Note: Tagged “general” because the fediverse is disproportionately in favor of Linux/FOSS.
In the past, I wouldn’t hold this opinion, but as Windows has become increasingly dumbed down and clouded up, it’s become something of a sore spot to deal with Windows folks.
If something goes wrong and you ask a Windows admin for logs? Good luck. In all fairness, Windows logging is pretty terrible if the software uses the Event logger. Still, pulling logs or checking for obvious issues along those lines is a foreign concept to 90+% of them. Their first action is to reboot. If that doesn’t fix it, go crying to the vendor.
I liken them to “button pushers” who don’t know or care how the button works, why the button works, etc. Is it possible, or even likely, that Windows creates more clueless badmins by sheer size of their market share? Absolutely. But the real problem is that few of them seem intent to actually learn what’s going on under the hood, how, or why. By and large, they care only that when they click “this” button, “that” happens.

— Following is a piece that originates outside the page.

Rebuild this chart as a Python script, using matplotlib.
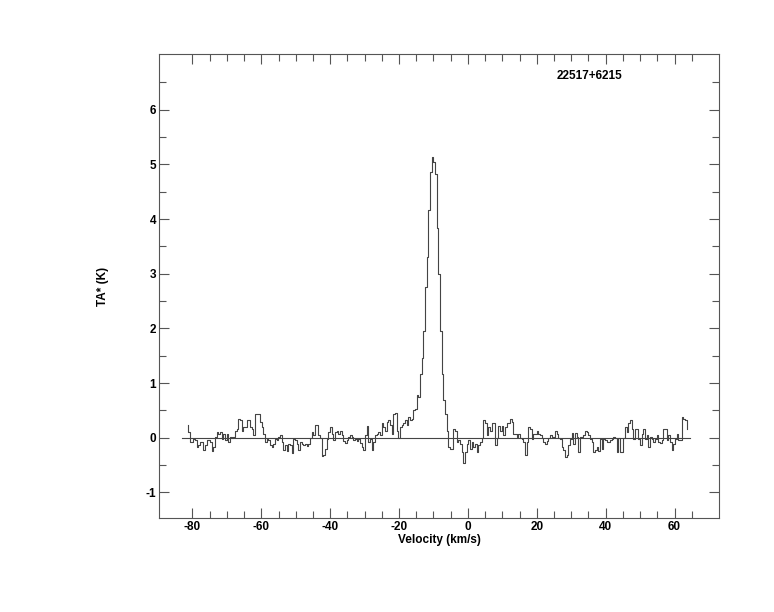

And yet Linux still doesn’t have an answer to administering large organisations through a mechanism similar to AD or GPOs
For AD, there’s Samba and SSSD. If you want something way more granular, you can do LDAP + Kerberos. I’ve had the latter running my stack since 2015. I’ve even got all my DHCP, DNS, Asterisk, XMPP, Matrix, and Postfix/Dovecot config/users backed by LDAP, so I’ve basically got the equivalent of an AD + Exchange + Cisco Unified Communications server going.
For GPO, though, fair point. Though with SELinux/AppArmor, proper group setups, and a good base configuration, is GPO really needed? It’s also way easier in Linux to just make a secured base image and deploy it to a fleet of PCs. Tools like Ansible can (and are) also used for config and state management for mass deployments (and mostly filling the same role as GPO).
Been a while since I looked into the GPO equivalent, but in general, Linux doesn’t try to micromanage endpoints to quite that degree (e.g. THOU SHALT NOT CHANGE THE DESKTOP WALLPAPER).